The same thing is true if two people on ODSP, or Ontario Works, fall in love, decide to start a family together, and to cohabitate. Either one must lose the shelter portion, or both partners lose half of the shelter portion. Boy; that sure sounds nice and logical. Yet there is no way anyone can get even a one-bedroom apartment in the Province of Ontario for $489.00 per month. You can maybe get a room, one room, with shared kitchen and bath facilities, in the typical downtown rooming house. Here in Sarnia, there’s one advertised at $95.00/week. 

How this is going to work for our honeymoon couple is open to some debate…but at least they’d be together, assuming there isn’t a sign on the door saying, ‘limit one occupant per room’, but then, if they were in different rooms, it’s back to the status quo. Both are now entitled to the shelter portion again.

Hey—they can still share a kitchen and a bathroom.

All of this tends to prevent clients of the ODSP from bettering their situation, assuming one believes that two can live as cheaply as one. My old man would have said, “Yeah. As long as one is a horse and the other one is a sparrow.”

A very wise man, my old man—

Okay, so a single adult gets about $13,800.00 per year in pension. Mathematically two such pensions in the same household would add up to $27,400.00 per year, and with some (home) economics of scale, it is arguable that there would be some savings. This could not possibly add up to anything like 12 x $489.00 per year. Which is what they lose by moving in together. 

The funny thing is, marriage, is subsidized in so many ways, at almost any other socio-economic level.

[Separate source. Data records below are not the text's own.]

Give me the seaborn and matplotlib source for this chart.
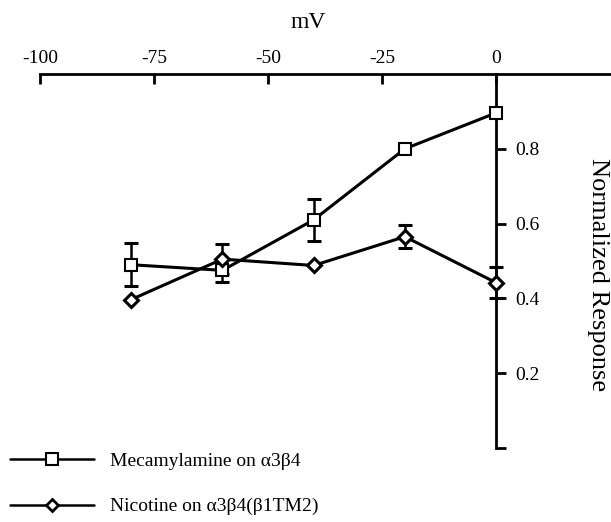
import numpy as np
import pandas as pd
import matplotlib
matplotlib.use("Agg")
import matplotlib.pyplot as plt
from matplotlib.lines import Line2D
import seaborn as sns

sns.set_style("ticks")
plt.rcParams['font.family'] = ['Liberation Serif', 'DejaVu Serif']
plt.rcParams['text.color'] = 'black'

# data
mv = [-80, -60, -40, -20, 0]
mec_resp = [0.49, 0.475, 0.61, 0.80, 0.896]
mec_err = [0.058, 0.03, 0.057, 0.0, 0.0]
nic_resp = [0.397, 0.505, 0.488, 0.565, 0.442]
nic_err = [0.0, 0.04, 0.0, 0.03, 0.042]

mec_label = "Mecamylamine on \u03b13\u03b24"
nic_label = "Nicotine on \u03b13\u03b24(\u03b21TM2)"

x_ticks = [-100, -75, -50, -25, 0]
y_ticks = [0, 0.2, 0.4, 0.6, 0.8]
y_ticklabels = ['', '0.2', '0.4', '0.6', '0.8']

df = pd.DataFrame({
    'mV': mv + mv,
    'resp': mec_resp + nic_resp,
    'err': mec_err + nic_err,
    'drug': [mec_label] * len(mv) + [nic_label] * len(mv),
})

fig = plt.figure(figsize=(6.11, 5.22), dpi=100)
ax = fig.add_axes([40 / 611, 74 / 522, 571 / 611, 374 / 522])

# error bars first, underneath the markers
for drug in [mec_label, nic_label]:
    sub = df[(df['drug'] == drug) & (df['err'] > 0)]
    ax.errorbar(sub['mV'], sub['resp'], yerr=sub['err'], fmt='none',
                ecolor='black', elinewidth=1.8, capsize=5, capthick=2.2, zorder=1)

sns.lineplot(data=df, x='mV', y='resp', style='drug',
             markers={mec_label: 's', nic_label: 'D'}, dashes=False,
             color='black', linewidth=2.2, markersize=9,
             markerfacecolor='white', markeredgecolor='black',
             markeredgewidth=1.5, legend=False, ax=ax, zorder=3)
# diamonds are a bit smaller and bolder
for ln in ax.get_lines():
    if ln.get_marker() == 'D':
        ln.set_markersize(7)
        ln.set_markeredgewidth(2.2)

ax.set_xlim(-100, 25.2)
ax.set_ylim(0, 1.0)

ax.spines['left'].set_visible(False)
ax.spines['bottom'].set_visible(False)
ax.spines['right'].set_position(('data', 0))
ax.spines['right'].set_bounds(0, 1.0)
for s in ['top', 'right']:
    ax.spines[s].set_linewidth(2)
    ax.spines[s].set_color('black')

ax.xaxis.tick_top()
ax.set_xticks(x_ticks)
ax.set_xticklabels([str(v) for v in x_ticks])
ax.tick_params(axis='x', direction='in', length=7, width=2, pad=5,
               labelsize=14, colors='black')

ax.yaxis.tick_right()
ax.set_yticks(y_ticks)
ax.set_yticklabels(y_ticklabels)
ax.tick_params(axis='y', direction='out', length=7, width=2, pad=7,
               labelsize=14, colors='black')

ax.set_xlabel('')
ax.set_ylabel('')
ax.grid(False)

fig.text(308 / 611, 1 - 22 / 522, 'mV', fontsize=17, ha='center', va='center')
fig.text(598 / 611, 1 - 275 / 522, 'Normalized Response', fontsize=19,
         rotation=-90, ha='center', va='center')

handles = [
    Line2D([], [], color='black', linewidth=1.8, marker='s', markersize=9,
           markerfacecolor='white', markeredgecolor='black', markeredgewidth=1.5),
    Line2D([], [], color='black', linewidth=1.8, marker='D', markersize=6,
           markerfacecolor='white', markeredgecolor='black', markeredgewidth=2),
]
fig.legend(handles, [mec_label, nic_label], loc='upper left',
           bbox_to_anchor=(10 / 611, 1 - 452 / 522), frameon=False,
           fontsize=14, handlelength=4.3, handletextpad=0.85,
           labelspacing=1.45, borderpad=0, borderaxespad=0)

fig.savefig('out.png', dpi=100)
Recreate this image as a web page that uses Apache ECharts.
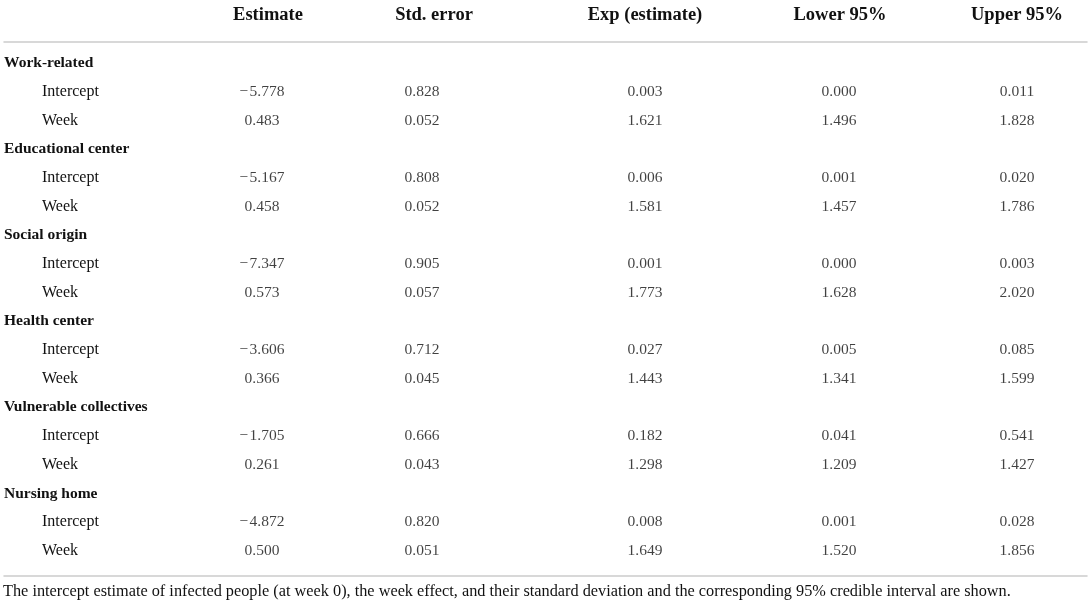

As long as you’re not disabled, as long as you’re not on the ODSP pension or Ontario Works.

If a couple, or the one partner on ODSP, could keep their full pension, this would result in income that had been loosened up. They would be unburdened by the need to pay a substantial portion of rent for a one-bedroom apartment, some of which would always come out of a single client’s personal needs portion—the other part of what is actually one payment, with the division into two categories as it is presently shown on ODSP payment stubs basically bullshit and they all know it. The disabled are the ones who can’t figure it out.

Now, in terms of equity, or as some prefer, inequality, a couple, both of whom are working full-time, minimum-wage jobs, would not be hit with the same penalty—yet the penalty is imposed on Ontario’s disabled, who number among our most vulnerable citizens.

No, we only have the nerve to do that to the disabled.

Anyone else, and they’d be screaming bloody murder.